As it stands today, unless I am somehow negligent in my sale of a firearm, and unless the issue of intervening or superseding causation is somehow taken out of the equation, I'm already not liable for the acts of a (criminal) third party. It's not much of a carrot if you're giving me what I already have.
Apples and orangutans. To use your traffic example, what you're talking about is holding a person "both legally and civilly" responsible when some
other person (to whom the first person sold a car) runs a red light and causes an accident.
No, they key is to not have registration. Yes, we register cars and homes. Those other records of transactions (bank records, credit card statements, store video, etc.) are not "registration" with the government.
Two quick problems: (1) Serial numbers aren't standardized, so if you want to tie a particular gun to a transaction, it's going to have to have make and model, too. (and that might make it registration?) Otherwise, a sale of a Glock with serial number BADID5050 may well get mixed up with a sale of the Colt Python with serial number BADID5050.

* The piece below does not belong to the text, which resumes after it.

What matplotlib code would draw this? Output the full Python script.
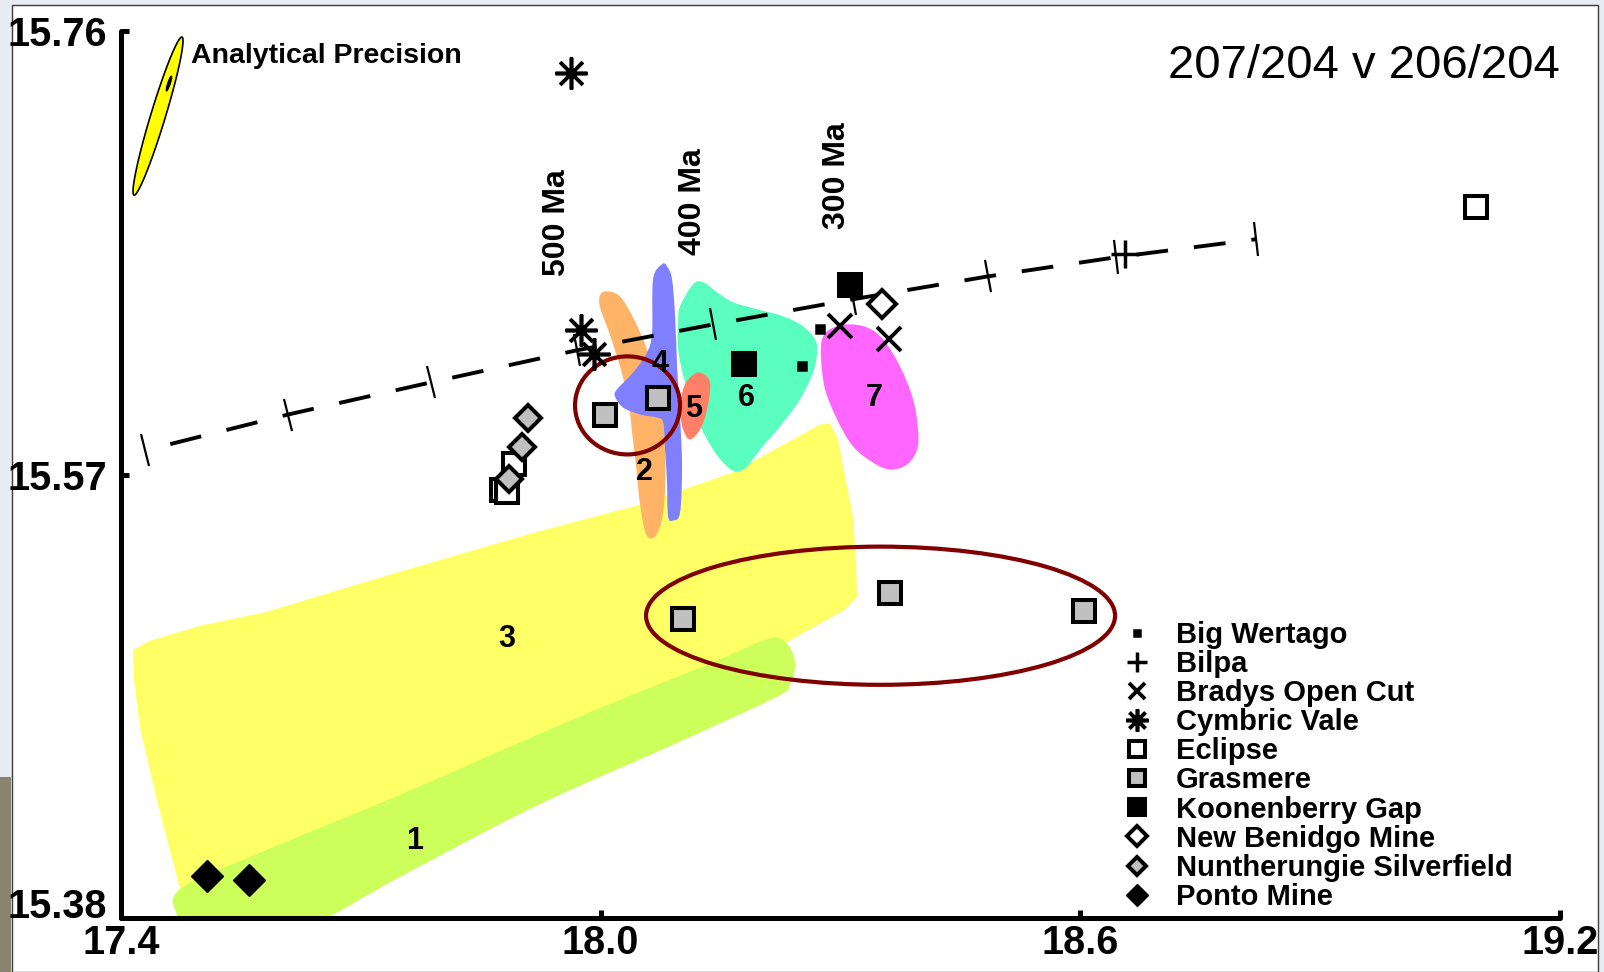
import numpy as np
import matplotlib
matplotlib.use("Agg")
import matplotlib.pyplot as plt
from matplotlib.patches import PathPatch, Ellipse, Rectangle, Polygon
from matplotlib.path import Path
from matplotlib.markers import MarkerStyle
from matplotlib.transforms import Affine2D

plt.rcParams["font.family"] = ["Liberation Sans", "DejaVu Sans"]

# --- lead isotope data: 206Pb/204Pb (x) and 207Pb/204Pb (y) ---
big_wertago = ([18.2744, 18.2519], [15.6324, 15.6163])
bilpa = ([18.6560], [15.6644])
bradys = ([18.2988, 18.3601], [15.6337, 15.6279])
cymbric = ([17.9630, 17.9751, 17.9917], [15.7420, 15.6319, 15.6215])
eclipse = ([19.0945, 17.8760, 17.8829, 17.8910], [15.6845, 15.5634, 15.5623, 15.5743])
grasmere = ([18.0055, 18.0718, 18.1024, 18.3614, 18.6047],
            [15.5957, 15.6026, 15.5082, 15.5192, 15.5117])
koonenberry = ([18.1794, 18.3113], [15.6174, 15.6513])
new_benidgo = ([18.3520], [15.6431])
nuntherungie = ([17.9092, 17.9017, 17.8854], [15.5944, 15.5816, 15.5679])
ponto = ([17.5070, 17.5595], [15.3980, 15.3963])

# growth curve, ticks every 100 Ma (800 Ma -> 0 Ma)
curve_x = [17.430, 17.609, 17.788, 17.970, 18.141, 18.316, 18.485, 18.645, 18.820]
curve_y = [15.5803, 15.5957, 15.6095, 15.6232, 15.6343, 15.6451, 15.6549, 15.6631, 15.6708]
age_labels = ["500 Ma", "400 Ma", "300 Ma"]
age_label_x = [17.946, 18.115, 18.295]
age_label_y = [15.678, 15.6868, 15.6982]

# field outlines
field3_x = [17.4150, 17.4363, 17.4988, 17.5826, 17.6652, 17.7490, 17.9167, 18.0493,
            18.1656, 18.2744, 18.2870, 18.2970, 18.3032, 18.3157, 18.3195, 18.3207,
            18.3057, 18.2494, 18.2282, 18.1243, 17.8741, 17.6239, 17.4863, 17.4738,
            17.4450, 17.4238, 17.4163]
field3_y = [15.4949, 15.4988, 15.5052, 15.5112, 15.5198, 15.5284, 15.5451, 15.5571,
            15.5709, 15.5914, 15.5919, 15.5850, 15.5734, 15.5520, 15.5335, 15.5177,
            15.5121, 15.5014, 15.4971, 15.4778, 15.4349, 15.4049, 15.3856, 15.3924,
            15.4302, 15.4615, 15.4821]
field1_x = [17.4738, 17.5826, 17.7490, 17.9730, 18.1393, 18.1994, 18.2219, 18.2369,
            18.2432, 18.2369, 18.2182, 18.0843, 17.9167, 17.7490, 17.6239, 17.4788,
            17.4713]
field1_y = [15.3924, 15.4092, 15.4328, 15.4662, 15.4894, 15.4984, 15.5001, 15.4958,
            15.4885, 15.4799, 15.4744, 15.4533, 15.4276, 15.3976, 15.3749, 15.3620,
            15.3791]
field2_x = [18.0080, 18.0242, 18.0405, 18.0555, 18.0680, 18.0768, 18.0805, 18.0805,
            18.0768, 18.0680, 18.0568, 18.0493, 18.0443, 18.0393, 18.0343, 18.0242,
            18.0105, 17.9992, 17.9992]
field2_y = [15.6485, 15.6463, 15.6373, 15.6258, 15.6129, 15.5979, 15.5807, 15.5636,
            15.5507, 15.5434, 15.5443, 15.5571, 15.5734, 15.5880, 15.6022, 15.6163,
            15.6309, 15.6416, 15.6468]
field4_x = [18.0768, 18.0655, 18.0643, 18.0580, 18.0405, 18.0205, 18.0180, 18.0280,
            18.0493, 18.0705, 18.0780, 18.0805, 18.0830, 18.0843, 18.0906, 18.0993,
            18.1018, 18.0993, 18.0956, 18.0931, 18.0893, 18.0830]
field4_y = [15.6601, 15.6536, 15.6309, 15.6223, 15.6137, 15.6065, 15.6034, 15.5987,
            15.5957, 15.5944, 15.5923, 15.5807, 15.5666, 15.5520, 15.5503, 15.5537,
            15.5734, 15.5949, 15.6163, 15.6378, 15.6536, 15.6592]
field5_x = [18.1243, 18.1368, 18.1331, 18.1243, 18.1118, 18.1031, 18.0993, 18.1031, 18.1118]
field5_y = [15.6137, 15.6095, 15.5979, 15.5893, 15.5850, 15.5893, 15.5979, 15.6065, 15.6116]
field6_x = [18.0993, 18.1156, 18.1281, 18.1456, 18.1656, 18.1956, 18.2282, 18.2532,
            18.2682, 18.2707, 18.2657, 18.2494, 18.2244, 18.1994, 18.1831, 18.1706,
            18.1581, 18.1406, 18.1206, 18.1056, 18.0968, 18.0968]
field6_y = [15.6421, 15.6515, 15.6524, 15.6481, 15.6438, 15.6408, 15.6378, 15.6335,
            15.6279, 15.6223, 15.6137, 15.6022, 15.5906, 15.5807, 15.5734, 15.5713,
            15.5734, 15.5807, 15.5936, 15.6095, 15.6236, 15.6352]
field7_x = [18.2870, 18.3082, 18.3332, 18.3533, 18.3745, 18.3908, 18.3970, 18.3958,
            18.3833, 18.3620, 18.3408, 18.3157, 18.2957, 18.2807, 18.2757, 18.2769]
field7_y = [15.6322, 15.6343, 15.6330, 15.6279, 15.6163, 15.6022, 15.5893, 15.5807,
            15.5743, 15.5721, 15.5751, 15.5820, 15.5936, 15.6065, 15.6193, 15.6279]

field_labels = ["1", "2", "3", "4", "5", "6", "7"]
field_label_x = [17.7669, 18.0548, 17.8821, 18.0740, 18.1162, 18.1828, 18.3427]
field_label_y = [15.4130, 15.5710, 15.4994, 15.6175, 15.5982, 15.6026, 15.6026]

# analytical precision ellipse: centre and half-axis vectors
prec_center = (17.4463, 15.72355)
prec_major = (0.0300, 0.03386)
prec_minor = (0.0088, -0.00090)
prec_inner_center = (17.4600, 15.7375)
prec_inner_major = (0.0031, 0.0032)
prec_inner_minor = (0.0016, -0.00017)

# grouping ellipses (centre x, centre y, width, height)
group_ellipses = [(18.0336, 15.5996, 0.1313, 0.0420),
                  (18.3501, 15.5095, 0.5867, 0.0592)]


def smooth_outline(xs, ys):
    # closed Catmull-Rom outline through the given points as cubic Beziers
    pts = np.column_stack([xs, ys])
    n = len(pts)
    verts = [pts[0]]
    codes = [Path.MOVETO]
    for i in range(n):
        p0, p1, p2, p3 = pts[i - 1], pts[i], pts[(i + 1) % n], pts[(i + 2) % n]
        verts += [p1 + (p2 - p0) / 6, p2 - (p3 - p1) / 6, p2]
        codes += [Path.CURVE4] * 3
    verts.append(pts[0])
    codes.append(Path.CLOSEPOLY)
    return Path(verts, codes)


def straight_outline(xs, ys):
    return Path(np.column_stack([xs, ys]), closed=False)


def ellipse_points(center, major, minor, n=120):
    t = np.linspace(0, 2 * np.pi, n)
    c = np.asarray(center)
    return c + np.outer(np.cos(t), major) + np.outer(np.sin(t), minor)


fig = plt.figure(figsize=(16.04, 9.72), dpi=100, facecolor="#e8edf4")
fig.patches.append(Rectangle((0, 0), 11 / 1604, 195 / 972, transform=fig.transFigure,
                             facecolor="#8a8370", lw=0, zorder=-3))
fig.patches.append(Rectangle((12 / 1604, 0.0), 1586 / 1604, 967 / 972,
                             transform=fig.transFigure, facecolor="white",
                             edgecolor="#3c3c3c", lw=1.0, zorder=-2))

ax = fig.add_axes([121 / 1604, 54 / 972, 1439 / 1604, 887 / 972])
ax.patch.set_alpha(0)
ax.set_xlim(17.4, 19.2)
ax.set_ylim(15.38, 15.76)

for side in ["top", "right"]:
    ax.spines[side].set_visible(False)
for side in ["left", "bottom"]:
    ax.spines[side].set_linewidth(3.6)
    ax.spines[side].set_capstyle("round")

ax.set_xticks([17.4, 18.0, 18.6, 19.2], ["17.4", "18.0", "18.6", "19.2"],
              fontweight="bold", fontsize=28.5)
ax.set_yticks([15.38, 15.57, 15.76], ["15.38", "15.57", "15.76"],
              fontweight="bold", fontsize=28.5)
ax.tick_params(direction="in", length=6, width=3.6)
ax.tick_params(axis="y", pad=10)
ax.tick_params(axis="x", pad=4)
ax.yaxis.get_major_ticks()[0].label1.set_verticalalignment("baseline")

# broad fields 3 and 1 have straight sides; the small fields are rounded
fields = [
    (field3_x, field3_y, "#ffff66", straight_outline),
    (field1_x, field1_y, "#ccff5a", smooth_outline),
    (field2_x, field2_y, "#ffb366", smooth_outline),
    (field4_x, field4_y, "#8080ff", smooth_outline),
    (field6_x, field6_y, "#5affc0", smooth_outline),
    (field7_x, field7_y, "#ff66ff", smooth_outline),
    (field5_x, field5_y, "#ff8066", smooth_outline),
]
for xs, ys, col, outline in fields:
    ax.add_patch(PathPatch(outline(xs, ys), facecolor=col,
                           edgecolor="none", zorder=1))

for cx, cy, w, h in group_ellipses:
    ax.add_patch(Ellipse((cx, cy), w, h, fill=False, edgecolor="#800000",
                         lw=3.0, zorder=3))

# growth curve with age ticks
on, off = 8.2, 6.7
ax.plot(curve_x, curve_y, color="black", lw=2.8, zorder=2,
        linestyle=(on, (on, off)))
disp = ax.transData.transform(np.column_stack([curve_x, curve_y]))
grad = np.gradient(disp, axis=0)
angles = np.degrees(np.arctan2(grad[:, 1], grad[:, 0]))
for x, y, a in zip(curve_x, curve_y, angles):
    ax.plot([x], [y], ls="none", color="black", ms=24, mew=1.6, zorder=2,
            marker=MarkerStyle("|", transform=Affine2D().rotate_deg(a)))

for lbl, x, y in zip(age_labels, age_label_x, age_label_y):
    ax.text(x, y, lbl, rotation=90, ha="center", va="center",
            fontsize=23, fontweight="bold", zorder=6)

for lbl, x, y in zip(field_labels, field_label_x, field_label_y):
    ax.text(x, y, lbl, ha="center", va="center", fontsize=22,
            fontweight="bold", zorder=6)

# analytical precision
ax.add_patch(Polygon(ellipse_points(prec_center, prec_major, prec_minor),
                     closed=True, facecolor="#ffff00", edgecolor="black",
                     lw=1.2, zorder=4, clip_on=False))
ax.add_patch(Polygon(ellipse_points(prec_inner_center, prec_inner_major, prec_inner_minor),
                     closed=True, facecolor="black", edgecolor="black",
                     lw=0.8, zorder=4, clip_on=False))
ax.text(17.4879, 15.7495, "Analytical Precision", ha="left", va="center",
        fontsize=20.5, fontweight="bold")

# sample sites
ax.plot(*big_wertago, ls="none", marker="s", ms=5.5, mfc="black", mec="black",
        mew=1.8, zorder=5, label="Big Wertago")
ax.plot(*bilpa, ls="none", marker="+", ms=20, mec="black", mew=2.5, zorder=5,
        label="Bilpa")
ax.plot(*bradys, ls="none", marker="x", ms=17, mec="black", mew=2.8, zorder=5,
        label="Bradys Open Cut")
ax.plot(*cymbric, ls="none", marker=(8, 2, 0), ms=23, mec="black", mew=2.6,
        zorder=5, label="Cymbric Vale")
ax.plot(*eclipse, ls="none", marker="s", ms=16.5, mfc="white", mec="black",
        mew=2.9, zorder=5, label="Eclipse")
ax.plot(*grasmere, ls="none", marker="s", ms=16.5, mfc="#c0c0c0", mec="black",
        mew=2.9, zorder=5, label="Grasmere")
ax.plot(*koonenberry, ls="none", marker="s", ms=16.5, mfc="black", mec="black",
        mew=2.9, zorder=5, label="Koonenberry Gap")
ax.plot(*new_benidgo, ls="none", marker="D", ms=14.3, mfc="white", mec="black",
        mew=2.9, zorder=5, label="New Benidgo Mine")
ax.plot(*nuntherungie, ls="none", marker="D", ms=13.2, mfc="#c0c0c0", mec="black",
        mew=2.9, zorder=5, label="Nuntherungie Silverfield")
ax.plot(*ponto, ls="none", marker="D", ms=16.1, mfc="black", mec="black",
        mew=1.0, zorder=5, label="Ponto Mine")

ax.text(1.0, 0.96, "207/204 v 206/204", transform=ax.transAxes, ha="right",
        va="center", fontsize=34)

ax.legend(loc="upper left", bbox_to_anchor=(0.694, 0.335), frameon=False,
          prop={"weight": "bold", "size": 21}, markerscale=0.7,
          handlelength=1.2, handletextpad=0.74, labelspacing=0.038,
          borderpad=0, borderaxespad=0, numpoints=1)

fig.savefig("out.png", dpi=100, facecolor=fig.get_facecolor())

(2) If you're talking about criminal liability, you can't make the defendant (the person said to have sold the gun) prove anything. It's the State's job to prove the crime, not the defendant's job to disprove it.
Who says we don't want to solve the problems?!? We want to solve the problem of violence every bit as bad as the antis. We just have radically different ideas about how to go about it.
You can't hold someone criminally liable for not being able to disprove the allegations against them. That's not how that works. That's not how any of that works!
The history of negotiations with the antis has been a history of give-and-take. We give and they take. The antis lie about what they want to take and lie about what we give up. You cannot expect to be able to negotiate with them in good faith. History shows us that they do not expect to negotiate in good faith with us.